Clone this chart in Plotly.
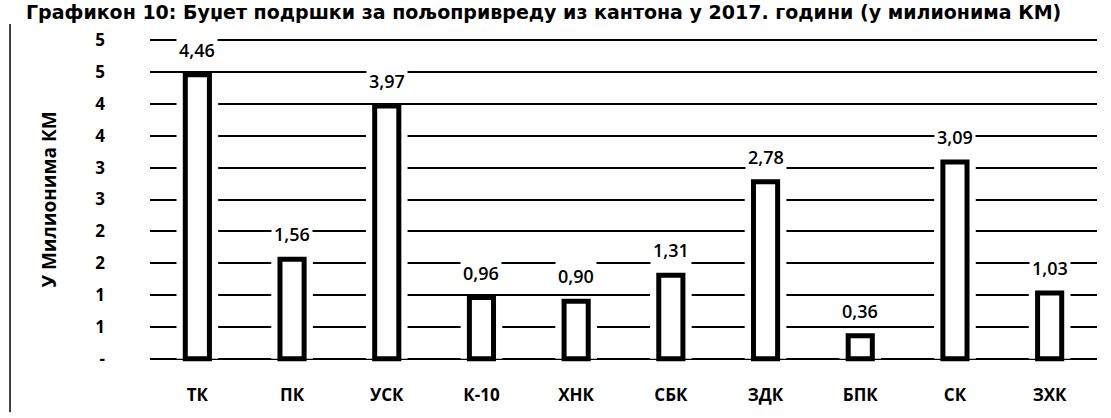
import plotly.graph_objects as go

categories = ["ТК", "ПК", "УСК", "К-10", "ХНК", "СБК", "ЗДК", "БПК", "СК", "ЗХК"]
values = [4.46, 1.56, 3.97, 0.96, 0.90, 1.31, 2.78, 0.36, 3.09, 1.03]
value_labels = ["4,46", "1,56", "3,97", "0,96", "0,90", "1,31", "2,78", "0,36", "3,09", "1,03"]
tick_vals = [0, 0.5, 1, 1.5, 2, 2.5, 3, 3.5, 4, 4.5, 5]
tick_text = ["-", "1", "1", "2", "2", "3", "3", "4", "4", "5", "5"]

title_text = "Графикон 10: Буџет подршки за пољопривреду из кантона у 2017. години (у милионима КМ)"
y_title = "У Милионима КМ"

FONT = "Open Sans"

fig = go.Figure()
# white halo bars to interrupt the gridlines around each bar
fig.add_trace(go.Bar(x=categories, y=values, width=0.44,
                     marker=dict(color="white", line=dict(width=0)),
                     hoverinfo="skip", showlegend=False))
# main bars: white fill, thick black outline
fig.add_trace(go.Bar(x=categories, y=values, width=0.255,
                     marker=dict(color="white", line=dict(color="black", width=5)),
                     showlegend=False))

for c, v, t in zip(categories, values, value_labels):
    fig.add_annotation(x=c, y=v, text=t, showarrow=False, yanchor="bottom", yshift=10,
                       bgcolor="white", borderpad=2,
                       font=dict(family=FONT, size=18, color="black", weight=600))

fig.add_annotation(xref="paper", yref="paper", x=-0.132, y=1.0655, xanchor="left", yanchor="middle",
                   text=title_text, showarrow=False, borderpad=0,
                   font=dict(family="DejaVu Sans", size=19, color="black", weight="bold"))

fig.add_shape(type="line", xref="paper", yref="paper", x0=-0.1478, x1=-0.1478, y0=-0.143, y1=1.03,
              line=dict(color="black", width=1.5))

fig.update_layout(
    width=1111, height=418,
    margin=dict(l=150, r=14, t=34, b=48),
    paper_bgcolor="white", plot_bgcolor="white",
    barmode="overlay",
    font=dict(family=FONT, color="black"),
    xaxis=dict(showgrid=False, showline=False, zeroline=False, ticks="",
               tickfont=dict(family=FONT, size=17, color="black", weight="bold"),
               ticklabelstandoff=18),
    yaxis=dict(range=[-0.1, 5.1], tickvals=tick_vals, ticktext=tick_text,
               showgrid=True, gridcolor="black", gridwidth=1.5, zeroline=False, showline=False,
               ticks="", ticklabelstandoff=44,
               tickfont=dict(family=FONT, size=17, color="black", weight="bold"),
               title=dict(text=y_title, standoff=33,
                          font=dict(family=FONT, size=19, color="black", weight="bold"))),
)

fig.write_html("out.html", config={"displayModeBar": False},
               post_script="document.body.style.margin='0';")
+ + +
▶ **What is expected**: Take the material above from its first line through the line holding "import plotly.graph_objects as go" and set it down exactly, without the pictures.

▶ **Response**:
Clone this chart in Plotly.
import plotly.graph_objects as go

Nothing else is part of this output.